6. The latest case on the subject appears to be that of the Supreme Court in State of Rajasthan and Anr. v. Man Industrial Corporation Limited [1969] 24 S.T.C. 349 . The facts are that the assessee submitted its tender for fabricating and fixing certain windows in accordance with specifications, designs, drawing and instructions, in the building of its customer. A time-limit was fixed for the completion of the work. The rate quoted was an all-inclusive price. The assessee carried out the work and received a sum of Rs. 23,480 under the contract. On the question whether this sum could be included in the taxable turnover for the purpose of sales tax, the Supreme Court observed on the facts:

The contract undertaken by the respondent was to prepare the window-leaves according to the specifications and to fix them to the building. There were not two contracts--one of sale and another of service. 'Fixing' the windows to the building was also not incidental or subsidiary to the sale, but was an essential term of the contract. The window-leaves did not pass to the Union of India under the terms of the contract as window-leaves. Only on the fixing of the windows as stipulated, the contract could be fully executed and the property in the windows passed on the completion of the work and not before.

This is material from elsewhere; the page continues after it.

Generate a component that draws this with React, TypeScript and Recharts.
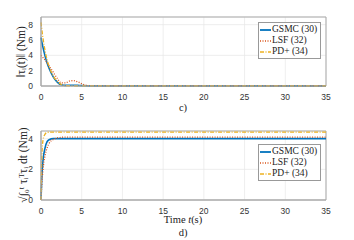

7. Under those circumstances, the contract was held to be one for execution of work not involving sale of goods.

8. The case under consideration is one to which the principle laid down in the cases cited above applies with greater force. The installation of the humidifying plant and the components which are to be supplied therefor under a composite contract with a customer necessarily involves the embedding of such a plant and its components in the structure. It cannot be said that the plant and the parts could be viewed de hors the totality of the contract which could be said to have been executed, only after the completion and after the machinery and plant were embedded in the structure as a whole. Only on such fixing up of the plant as required and with the assistance of the skill and labour of the assessee that the property in the plant and its component parts could be said to pass to the customer. At no point of time before such embedding could it be said that the assessee intended to sell to his customer the plant or the parts.

9. In this view, the Tribunal was right in having excluded the disputed turnover of Rs. 2,74,083.38 from the assessable turnover. The tax case, therefore fails and is dismissed. There will be no order as to costs.